Center of interval belongs to interval

Question

How can I prove that

$$ \frac{a+b} {2}\in [a , b], \quad a<b, \quad(a, b) \in \mathbb{R}^2 $$

Thank you,

Tom

Answer 1

$$a<b\Rightarrow a+a<a+b\Rightarrow 2a<a+b\Rightarrow a<\frac{a+b}{2}$$ Similarly $$a<b\Rightarrow a+b<b+b\Rightarrow a+b<2b\Rightarrow\frac{a+b}{2}<b$$ So, $$\frac{a+b}{2}\in\left[a,b\right]$$

Answer 2

To say that $(a + b)/2 \in [a,b]$ is the same as saying that $(a + b)/2 \geq a$ and $(a + b)/2 \leq b$. Note that we know $a \lt b$, and so we know that $(b - a) > 0$, $(a - b) < 0$.

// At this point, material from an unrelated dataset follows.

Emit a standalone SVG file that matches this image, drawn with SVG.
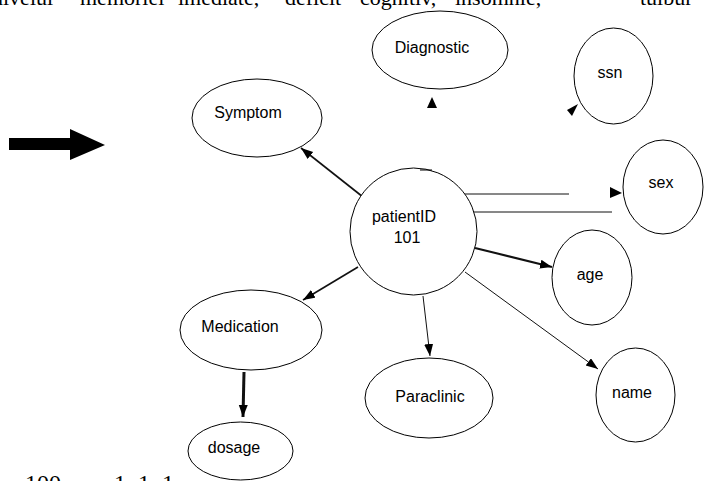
<svg xmlns="http://www.w3.org/2000/svg" width="706" height="481" viewBox="0 0 706 481">
<style>
.n{fill:#fff;stroke:#000;stroke-width:1}
.t{font-family:"Liberation Sans",Arial,sans-serif;font-size:16px;fill:#000;text-anchor:middle}
.doc{font-family:"Liberation Serif","Times New Roman",serif;font-size:22px;fill:#000}
.c{stroke:#111;fill:none}
</style>
<defs>
<marker id="ah" markerUnits="userSpaceOnUse" markerWidth="13" markerHeight="10" refX="12" refY="4.5" orient="auto">
<path d="M0,0 L12,4.5 L0,9 z" fill="#000"/>
</marker>
</defs>
<rect width="706" height="481" fill="#fff"/>
<text class="doc" y="5"><tspan x="-8">nivelul</tspan><tspan x="80">memoriei</tspan><tspan x="178">imediate,</tspan><tspan x="285">deficit</tspan><tspan x="360">cognitiv,</tspan><tspan x="455">insomnie,</tspan><tspan x="640">tulbur</tspan></text>
<text class="doc" style="font-size:24px" y="491"><tspan x="25">100</tspan><tspan x="114">1</tspan><tspan x="138">1</tspan><tspan x="162">1</tspan></text>
<polygon points="9,138 70,138 70,129 105,145 70,160 70,150 9,150" fill="#000"/>
<g id="connectors">
<line class="c" x1="363" y1="197" x2="301" y2="148" stroke-width="1.6" marker-end="url(#ah)"/>
<line class="c" x1="358" y1="267" x2="303" y2="300" stroke-width="1.6" marker-end="url(#ah)"/>
<line class="c" x1="423" y1="296" x2="430" y2="356" stroke-width="1" marker-end="url(#ah)"/>
<line class="c" x1="465" y1="272" x2="598" y2="369" stroke-width="1" marker-end="url(#ah)"/>
<line class="c" x1="475" y1="248" x2="552" y2="267" stroke-width="2" marker-end="url(#ah)"/>
<line class="c" x1="464" y1="194" x2="569" y2="194" stroke-width="1"/>
<line class="c" x1="470" y1="212" x2="612" y2="212" stroke-width="1"/>
<polygon points="610,187 622,193 610,198" fill="#000"/>
<polygon points="432,97 437,108 427,108" fill="#000"/>
<polygon points="567,110 578,104 572,116" fill="#000"/>
<line class="c" x1="244" y1="372" x2="243" y2="417" stroke-width="3" stroke="#000" marker-end="url(#ah)"/>
</g>
<g id="diagnostic"><ellipse class="n" cx="440" cy="50" rx="68" ry="39"/><text class="t" x="432" y="53">Diagnostic</text></g>
<g id="ssn"><ellipse class="n" cx="613.5" cy="76" rx="39.5" ry="48"/><text class="t" x="610" y="78">ssn</text></g>
<g id="symptom"><ellipse class="n" cx="257" cy="118" rx="65" ry="39"/><text class="t" x="248" y="118">Symptom</text></g>
<g id="patient"><circle class="n" cx="413.5" cy="231.5" r="63.5"/><line x1="420" y1="170" x2="432" y2="170" stroke="#000" stroke-width="1"/><text class="t" x="404" y="222">patientID</text><text class="t" x="407" y="243">101</text></g>
<g id="sex"><ellipse class="n" cx="663" cy="187" rx="40" ry="47"/><text class="t" x="661" y="188">sex</text></g>
<g id="age"><ellipse class="n" cx="592" cy="277.5" rx="40" ry="47.5"/><text class="t" x="590" y="280">age</text></g>
<g id="name"><ellipse class="n" cx="635.5" cy="395" rx="39.5" ry="47"/><text class="t" x="632" y="398">name</text></g>
<g id="medication"><ellipse class="n" cx="251" cy="330" rx="71" ry="40"/><text class="t" x="240" y="332">Medication</text></g>
<g id="paraclinic"><ellipse class="n" cx="429" cy="398" rx="64" ry="40"/><text class="t" x="430" y="402">Paraclinic</text></g>
<g id="dosage"><ellipse class="n" cx="240.5" cy="451" rx="52.5" ry="29"/><text class="t" x="234" y="453">dosage</text></g>
</svg>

$(a + b)/2 = (2a + (b - a))/2 = a + (b-a)/2$; since we know that $(b - a)>0$, we have $(a + b)/2 > a$, and a similar argument shows that $(a+b)/2 < b$.

This turns out to be an important result as we develop the topology of the reals: that the midpoint of an interval is always contained within the interval (and moreover, the midpoint of an open interval is strictly contained within the interval)